Periodos feroces y algunos días de tregua; los medios de comunicación, desde hace muchas décadas, nos traen los fuegos armados del Oriente Medio; odio y tensión a ambas orillas del Jordán, en esa geografía cristiana que es para muchos como terreno sagrado, como un paisaje convertido en devoción. Pronto, en un par de meses, volveremos a la feliz costumbre de la representación de la Historia Sagrada con las figuritas de barro y la estrella brillante iluminando el río de papel de plata, obviando otras armas distintas a las de la fe.

Judío y árabe, romano y palestino, helénico y evangélico, el Jordán marca parte del crecimiento espiritual del ser humano y es, al mismo tiempo, el río que desciende. Así le llaman los árabes: Scheri at el-Kebirech. No en vano baja 484 metros en un recorrido de 320 kilómetros.

El Jordán es un río de leyenda; de leyenda y de contrastes. Consulten ustedes un Atlas de la Biblia y observarán que todo hace de él un río único. De su cuna a su tumba recorre la singladura histórica más intensa y trascendental de la Humanidad. Nace a noventa metros sobre el nivel del mar y muere a 394 metros bajo el nivel del Mediterráneo. Da testimonio de su nacimiento en una caverna antiguamente dedicada al dios Pan y se aniquila mansamente en el mar de la Biblia... Este río es el río santo de Palestina. Pero es, ante y sobre todo, el río de la Cristiandad, el río del Evangelio, el río nazareno. En sus aguas, a unos ocho kilómetros de Jericó, Jesús recibió el bautismo de manos de Juan el Bautista

Con nuestros odios y nuestras cegueras, los seres humanos -fuimos barro antes que nada- hemos convertido el río Jordán en noticia frecuente de guerra, en sobresalto de teletipo. Parece olvidado que desde los primeros siglos de la nueva era, con los ojos puestos en el episodio evangélico, peregrinos de todo el mundo cristiano acudían al río santo para recibir el bautismo de sus aguas. Hay en el Jordán algo que está más allá de todas las sismologías humanas y más allá de todos los partes de guerra. De algún modo, por encima de las alambradas de la política y del odio, sigue sonando en nuestros oídos la voz que heraldó (no muy lejos del Jordán, en ese Belén o Beit-Lahn de los árabes, donde la humanidad cambió de rumbo y se hizo mayor de edad) las palabras inolvidables: "¡Gloria a Dios en las alturas y paz en la tierra a los hombres de buena voluntad!".
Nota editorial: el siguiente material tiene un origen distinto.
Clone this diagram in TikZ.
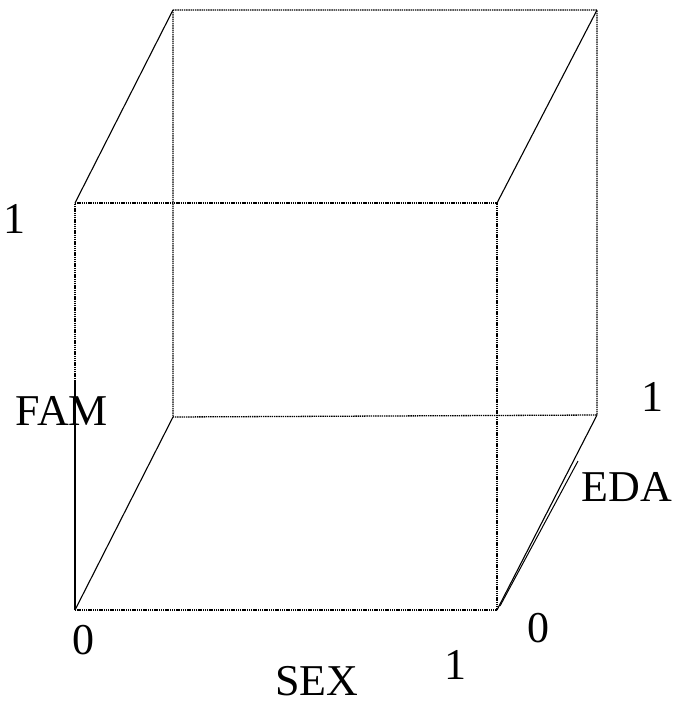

El Jordán más que por países en conflicto sigue su curso, su itinerario físico, por la geografía sin mapas ni fronteras de nuestro mundo interior. Un paisaje de paz que por obra y gracia de los hombres hemos convertido en avispero. Pero la verdad sigue en pie: el Jordán, más que deslizarse por la geografía, se desliza por el espíritu.